Others are only briefly in the spotlight, Silvana Mangano (Five Branded Women, 1960) good as the converted Christian accepting her fate, ditto Vittorio Gassman (Ghosts of Rome, 1961) as an enemy prisoner in the mines, and Jack Palance (Once a Thief, 1965) over-the-top as the kingpin gladiator. In cameo roles – not exactly the promised all-star cast – you can find Ernest Borgnine (Chuka, 1967), Arthur Kennedy (Claudelle Inglish, 1961), Katy Jurado (A Covenant with Death, 1967), Valentina Cortese (The Visit, 1964) and Harry Andrews  (The Charge of the Light Brigade, 1968).

Director Richard Fleischer (The Big Gamble, 1961) does a brilliant job of keeping reverence at bay, turning the potential awe of the eclipse into a moment of personal terror, ensuring that current persecution rather than potential eternal life remains foremost, focusing on the human not the ethereal. He presents Barabbas as constantly mystified at his escape, guilt-ridden that he has done nothing with his life, thwarted in virtually every attempt at redemption.

The big scenes are well-handled, the sulphur mines a pit of Hell, the arena far more realistic than Spartacus (1960), the burning of Rome that initially represents freedom turning into a trap.
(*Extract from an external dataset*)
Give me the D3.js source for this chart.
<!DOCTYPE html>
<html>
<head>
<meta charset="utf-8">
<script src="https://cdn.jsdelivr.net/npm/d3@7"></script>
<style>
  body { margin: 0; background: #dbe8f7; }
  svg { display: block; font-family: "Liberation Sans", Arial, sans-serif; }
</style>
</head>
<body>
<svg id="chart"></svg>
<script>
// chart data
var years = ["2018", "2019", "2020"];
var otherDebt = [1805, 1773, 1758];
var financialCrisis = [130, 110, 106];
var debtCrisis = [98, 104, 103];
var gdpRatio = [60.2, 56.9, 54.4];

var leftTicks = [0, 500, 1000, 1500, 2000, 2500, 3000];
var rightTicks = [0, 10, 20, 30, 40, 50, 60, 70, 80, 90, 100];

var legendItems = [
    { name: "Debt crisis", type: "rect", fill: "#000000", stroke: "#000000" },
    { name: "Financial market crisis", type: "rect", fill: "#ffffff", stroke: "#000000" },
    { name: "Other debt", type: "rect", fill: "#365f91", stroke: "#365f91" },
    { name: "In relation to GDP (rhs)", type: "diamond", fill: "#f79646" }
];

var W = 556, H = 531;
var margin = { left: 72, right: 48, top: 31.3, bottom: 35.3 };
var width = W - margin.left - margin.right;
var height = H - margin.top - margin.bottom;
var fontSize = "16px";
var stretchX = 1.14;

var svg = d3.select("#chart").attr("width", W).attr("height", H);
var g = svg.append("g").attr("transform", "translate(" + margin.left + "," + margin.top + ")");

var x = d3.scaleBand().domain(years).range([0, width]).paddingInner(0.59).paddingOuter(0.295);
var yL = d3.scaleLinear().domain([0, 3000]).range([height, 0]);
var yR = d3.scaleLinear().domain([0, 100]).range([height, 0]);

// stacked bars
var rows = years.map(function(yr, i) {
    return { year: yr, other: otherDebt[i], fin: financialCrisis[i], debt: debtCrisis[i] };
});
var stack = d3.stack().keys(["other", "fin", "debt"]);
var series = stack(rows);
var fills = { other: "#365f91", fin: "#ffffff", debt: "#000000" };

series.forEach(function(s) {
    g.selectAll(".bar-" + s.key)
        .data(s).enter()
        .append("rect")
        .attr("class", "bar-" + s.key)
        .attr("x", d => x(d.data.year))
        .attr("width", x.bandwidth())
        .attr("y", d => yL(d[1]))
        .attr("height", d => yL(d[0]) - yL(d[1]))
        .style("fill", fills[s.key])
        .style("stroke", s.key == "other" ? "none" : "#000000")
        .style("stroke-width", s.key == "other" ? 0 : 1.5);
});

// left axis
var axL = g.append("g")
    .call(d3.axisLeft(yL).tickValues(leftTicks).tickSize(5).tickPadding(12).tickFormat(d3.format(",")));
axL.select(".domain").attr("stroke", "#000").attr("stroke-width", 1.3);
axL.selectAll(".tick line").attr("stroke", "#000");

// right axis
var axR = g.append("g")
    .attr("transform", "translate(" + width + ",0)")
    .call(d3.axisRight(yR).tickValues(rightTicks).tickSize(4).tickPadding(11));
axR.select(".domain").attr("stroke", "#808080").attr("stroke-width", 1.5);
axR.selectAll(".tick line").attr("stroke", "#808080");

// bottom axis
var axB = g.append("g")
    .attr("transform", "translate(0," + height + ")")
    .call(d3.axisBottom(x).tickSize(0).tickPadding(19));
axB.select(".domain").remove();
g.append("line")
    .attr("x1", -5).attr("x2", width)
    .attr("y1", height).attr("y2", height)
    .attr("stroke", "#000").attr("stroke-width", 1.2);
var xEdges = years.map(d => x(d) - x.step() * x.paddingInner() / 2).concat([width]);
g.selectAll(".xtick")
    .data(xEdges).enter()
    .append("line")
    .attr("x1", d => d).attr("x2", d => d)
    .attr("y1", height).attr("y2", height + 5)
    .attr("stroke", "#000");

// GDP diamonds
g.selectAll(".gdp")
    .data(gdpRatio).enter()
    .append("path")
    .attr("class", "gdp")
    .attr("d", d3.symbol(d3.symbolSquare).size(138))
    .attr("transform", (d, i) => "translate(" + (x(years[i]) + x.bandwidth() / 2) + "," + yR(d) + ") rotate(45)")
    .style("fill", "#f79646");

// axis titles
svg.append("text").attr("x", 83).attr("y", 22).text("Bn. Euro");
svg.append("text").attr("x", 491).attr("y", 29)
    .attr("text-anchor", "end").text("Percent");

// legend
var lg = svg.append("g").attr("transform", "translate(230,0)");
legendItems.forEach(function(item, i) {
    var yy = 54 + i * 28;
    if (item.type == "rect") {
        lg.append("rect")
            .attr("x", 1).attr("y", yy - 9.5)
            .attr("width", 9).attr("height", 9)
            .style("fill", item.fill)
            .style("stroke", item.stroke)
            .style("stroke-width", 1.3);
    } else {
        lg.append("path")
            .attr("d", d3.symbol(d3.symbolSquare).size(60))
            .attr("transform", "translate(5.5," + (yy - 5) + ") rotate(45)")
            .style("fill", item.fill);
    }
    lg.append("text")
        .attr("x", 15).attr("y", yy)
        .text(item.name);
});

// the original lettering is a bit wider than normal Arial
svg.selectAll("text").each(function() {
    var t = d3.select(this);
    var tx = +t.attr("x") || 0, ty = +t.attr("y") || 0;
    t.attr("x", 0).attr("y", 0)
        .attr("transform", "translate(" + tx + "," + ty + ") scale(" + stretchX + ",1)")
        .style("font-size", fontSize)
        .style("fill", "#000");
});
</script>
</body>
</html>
Filmed in Technirama 70mm, Fleischer makes the most of the widescreen and the historical detail.

In some respects this makes more sense if viewed alongside the director’s crime triptych of Compulsion (1959), The Boston Strangler (1968) and 10 Rillington Place (1970) which concentrate on outsiders coming to national attention through illicit activity.
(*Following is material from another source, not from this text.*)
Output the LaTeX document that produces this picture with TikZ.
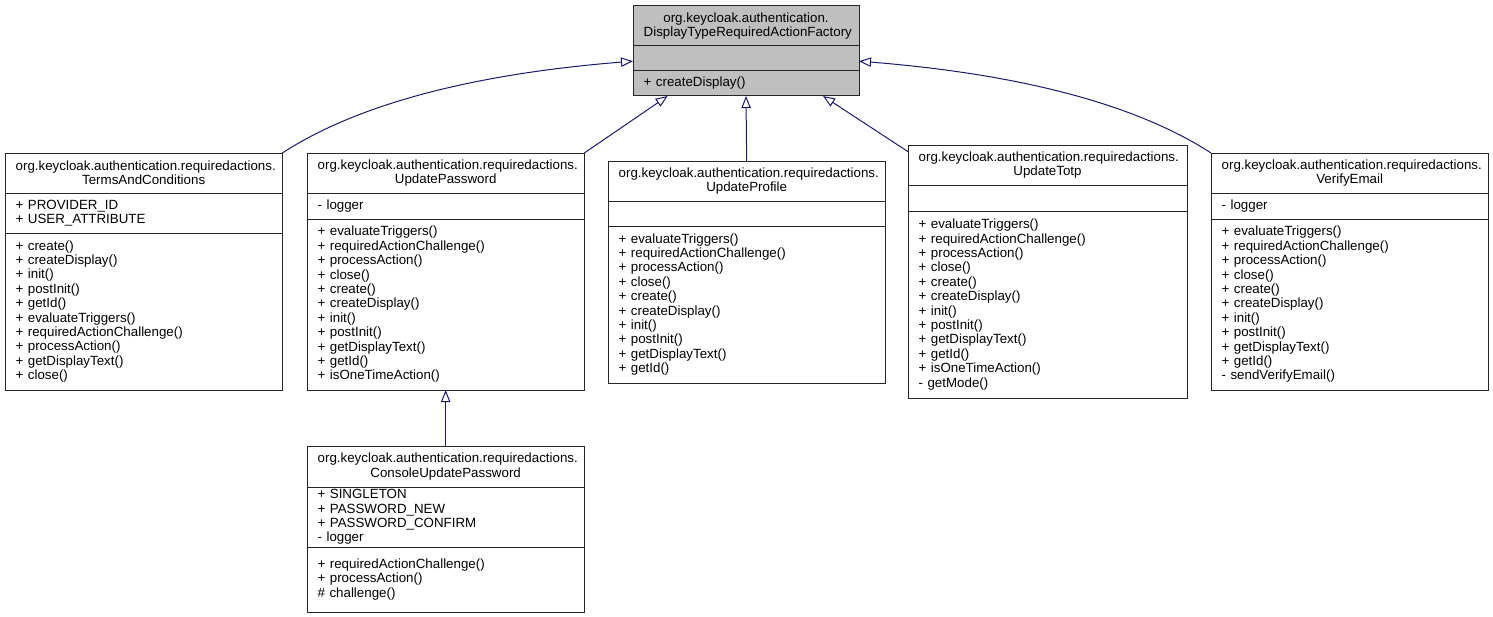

Far from the usual stodgy religious offerings of the period, more in keeping with a Pasolini-like vision, with a keener eye on history than creed, it’s been rather overlooked and deserves reappraisal.

Christopher Fry (The Bible…in the Beginning, 1966) was credited with the screenplay from the book by the Nobel prize-winning novelist Par Laverkvist.